By Matt Davis
BBC News, Washington
The release of documents containing the names of hundreds of prisoners held at the Guantanamo Bay camps represents a significant blow to US government secrecy surrounding the controversial facility in Cuba.
The US is fighting an increasingly bitter battle over the camp
The documents - transcripts from the combatant status review tribunals (CSRTs) held to assess detainees' status - are being released now after the US government lost a court challenge against a request lodged under America's freedom of information act.
Because the latest transcripts run to several thousand pages, it may take days for them to be read and fully analysed.
But human rights activists say this new information should make it easier to piece together the personal histories of the detainees - and for the first time to build a big picture of who is held at the camps, and why they are there.
What the documents do not do is shed light on speculation that there are other prisoners, known as "ghost" detainees, at the camp. If a prisoner at the camp has not had a CSRT they will not feature in the transcripts.
And while there are about 490 people currently held at the camps, the latest documents contain the summaries of only about 320 CSRTs.
Yet the release of the names still represents a lifting of the veil of secrecy that has helped create so much suspicion about US operations in Cuba.
Guantanamo Bay was set up to be a secret centre to gather intelligence from "enemy combatants" in the "war on terror", outside the jurisdiction of the US courts.
But the Bush administration is having to fight an increasingly bitter battle over its legal arguments for the extra-judicial status of the camp and its treatment of current prisoners.
Pentagon and US Department of Justice officials had objected to releasing the names of the detainees, citing privacy concerns and arguing that terrorist groups might attack the prisoners or their families.
The US is building new facilities at the camp
The judge in the case ordered the Pentagon to ask prisoners if they would consent to their names being published. Of 317 detainees who received a form with this question, 63 said yes, 17 said no, 35 returned the form without answering and 202 did not return the form.
He ruled that the small number of negative answers did not justify withholding all the names, and also said the Pentagon had offered only "thin and conclusory speculation" to justify its security concerns.
Much is already known about who is in the camps because of the fact that some of the detainees have lawyers and are contesting their continued detention without trial in American courts.

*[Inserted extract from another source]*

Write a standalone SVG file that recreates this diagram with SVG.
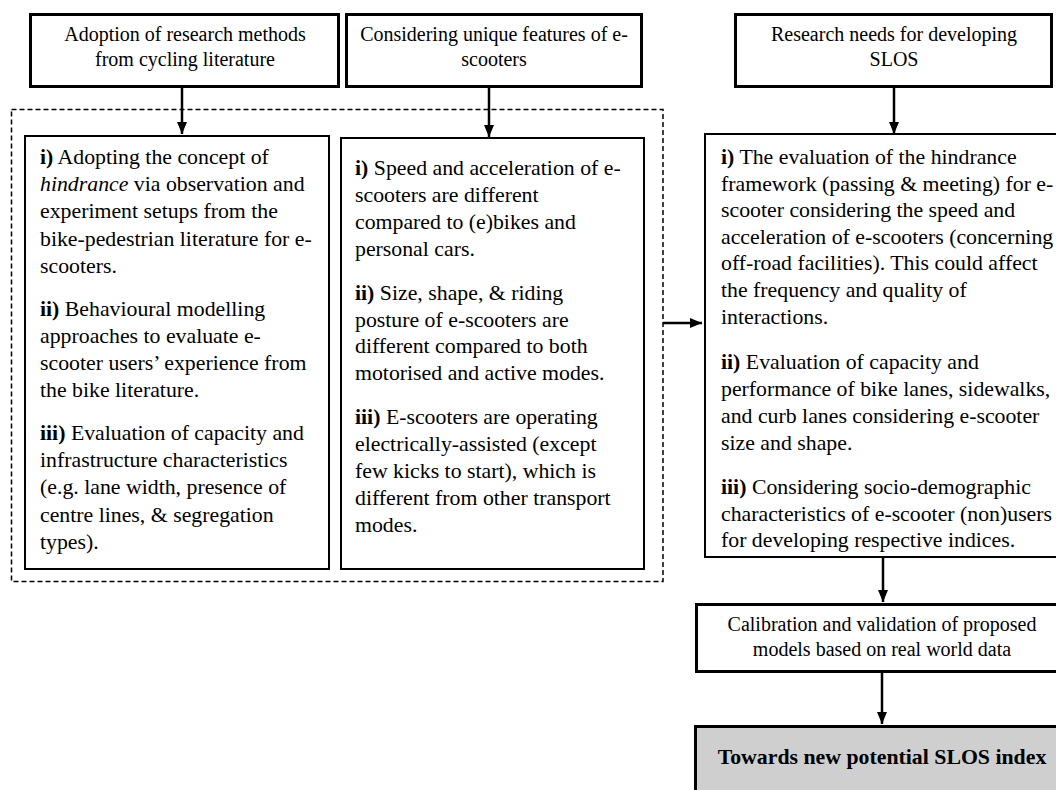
<svg xmlns="http://www.w3.org/2000/svg" width="1056" height="790" viewBox="0 0 1056 790">
<style>
.hb{fill:#fff;stroke:#000;stroke-width:3}
.ib{fill:#fff;stroke:#000;stroke-width:2}
.ht{font-family:"Liberation Serif","Times New Roman",serif;font-size:20px;fill:#000;text-anchor:middle}
.body{font-family:"Liberation Serif","Times New Roman",serif;font-size:21.8px;fill:#000}
.b{font-weight:bold}
.it{font-style:italic}
.cn{fill:none;stroke:#000;stroke-width:2.5}
</style>
<defs>
<marker id="ah" markerUnits="userSpaceOnUse" markerWidth="12" markerHeight="12" viewBox="0 0 12 12" refX="12" refY="6" orient="auto">
<path d="M0,1 L12,6 L0,11 Z" fill="#000"/>
</marker>
</defs>
<rect width="1056" height="790" fill="#fff"/>
<g id="group-dashed">
<rect x="11.5" y="109.5" width="651.5" height="472" fill="none" stroke="#000" stroke-width="1.5" stroke-dasharray="5 3"/>
</g>
<g id="node-adoption">
<rect class="hb" x="30.5" y="14.5" width="308" height="72"/>
<text class="ht" x="185" y="41">Adoption of research methods</text>
<text class="ht" x="185" y="66">from cycling literature</text>
</g>
<g id="node-considering">
<rect class="hb" x="346.5" y="14.5" width="295" height="72"/>
<text class="ht" x="494" y="41">Considering unique features of e-</text>
<text class="ht" x="494" y="66">scooters</text>
</g>
<g id="node-research-needs">
<rect class="hb" x="735.5" y="14.5" width="316" height="72"/>
<text class="ht" x="894" y="41">Research needs for developing</text>
<text class="ht" x="894" y="66">SLOS</text>
</g>
<g id="node-cycling-methods" class="body">
<rect class="ib" x="25" y="136" width="304" height="433"/>
<text x="40" y="164"><tspan class="b">i)</tspan> Adopting the concept of</text>
<text x="40" y="191"><tspan class="it">hindrance</tspan> via observation and</text>
<text x="40" y="218">experiment setups from the</text>
<text x="40" y="246">bike-pedestrian literature for e-</text>
<text x="40" y="273">scooters.</text>
<text x="40" y="316"><tspan class="b">ii)</tspan> Behavioural modelling</text>
<text x="40" y="343">approaches to evaluate e-</text>
<text x="40" y="370">scooter users’ experience from</text>
<text x="40" y="397">the bike literature.</text>
<text x="40" y="440"><tspan class="b">iii)</tspan> Evaluation of capacity and</text>
<text x="40" y="467">infrastructure characteristics</text>
<text x="40" y="494">(e.g. lane width, presence of</text>
<text x="40" y="522">centre lines, &amp; segregation</text>
<text x="40" y="549">types).</text>
</g>
<g id="node-unique-features" class="body">
<rect class="ib" x="341" y="138" width="303" height="431"/>
<text x="355" y="175"><tspan class="b">i)</tspan> Speed and acceleration of e-</text>
<text x="355" y="202">scooters are different</text>
<text x="355" y="229">compared to (e)bikes and</text>
<text x="355" y="256">personal cars.</text>
<text x="355" y="300"><tspan class="b">ii)</tspan> Size, shape, &amp; riding</text>
<text x="355" y="327">posture of e-scooters are</text>
<text x="355" y="353">different compared to both</text>
<text x="355" y="380">motorised and active modes.</text>
<text x="355" y="424"><tspan class="b">iii)</tspan> E-scooters are operating</text>
<text x="355" y="451">electrically-assisted (except</text>
<text x="355" y="478">few kicks to start), which is</text>
<text x="355" y="505">different from other transport</text>
<text x="355" y="532">modes.</text>
</g>
<g id="node-needs-list" class="body">
<rect class="ib" x="705" y="134" width="370" height="423"/>
<text x="721" y="164"><tspan class="b">i)</tspan> The evaluation of the hindrance</text>
<text x="721" y="191">framework (passing &amp; meeting) for e-</text>
<text x="721" y="217">scooter considering the speed and</text>
<text x="721" y="244">acceleration of e-scooters (concerning</text>
<text x="721" y="270">off-road facilities). This could affect</text>
<text x="721" y="297">the frequency and quality of</text>
<text x="721" y="324">interactions.</text>
<text x="721" y="369"><tspan class="b">ii)</tspan> Evaluation of capacity and</text>
<text x="721" y="396">performance of bike lanes, sidewalks,</text>
<text x="721" y="423">and curb lanes considering e-scooter</text>
<text x="721" y="450">size and shape.</text>
<text x="721" y="494"><tspan class="b">iii)</tspan> Considering socio-demographic</text>
<text x="721" y="521">characteristics of e-scooter (non)users</text>
<text x="721" y="547">for developing respective indices.</text>
</g>
<g id="node-calibration">
<rect class="hb" x="696.5" y="604.5" width="380" height="67"/>
<text class="ht" x="882" y="631">Calibration and validation of proposed</text>
<text class="ht" x="882" y="656">models based on real world data</text>
</g>
<g id="node-slos-index">
<rect x="695.5" y="726.5" width="380" height="80" fill="#cfcfcf" stroke="#000" stroke-width="3"/>
<text class="body b" x="882" y="764" text-anchor="middle">Towards new potential SLOS index</text>
</g>
<g id="connectors">
<line class="cn" x1="182" y1="88" x2="182" y2="134" marker-end="url(#ah)"/>
<line class="cn" x1="489" y1="88" x2="489" y2="137" marker-end="url(#ah)"/>
<line class="cn" x1="894" y1="88" x2="894" y2="134" marker-end="url(#ah)"/>
<line class="cn" x1="663" y1="323" x2="702" y2="323" marker-end="url(#ah)"/>
<line class="cn" x1="883" y1="558" x2="883" y2="602" marker-end="url(#ah)"/>
<line class="cn" x1="882" y1="673" x2="882" y2="724" marker-end="url(#ah)"/>
</g>
</svg>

In recent weeks there has also been increasing international pressure to close the facility which has become a potent symbol for anti-US sentiment.
A scathing United Nations report said in February that treatment of the detainees amounted to torture and called on the US to try them, or free them "without further delay".
Yet despite such attacks, the US still regards the detention centre as an essential tool in fighting the war on terror.
In May 2004 it opened Camp 5 - a $31m (£18m) two-storey maximum-security complex made of concrete and steel designed to hold 100 detainees, and is in the process of building Camp 6 - another permanent facility at Guantanamo that will reportedly hold 200 detainees.
Earlier this month, the Pentagon said that following reviews, some 119 detainees would be moved from Guantanamo to their home countries and 14 released outright.
But some 2,000 US military personnel are stationed at the camps, and while no new prisoners are said to have been taken to the camps for more than a year, officials say work to assess who detainees really are and what they know continues daily.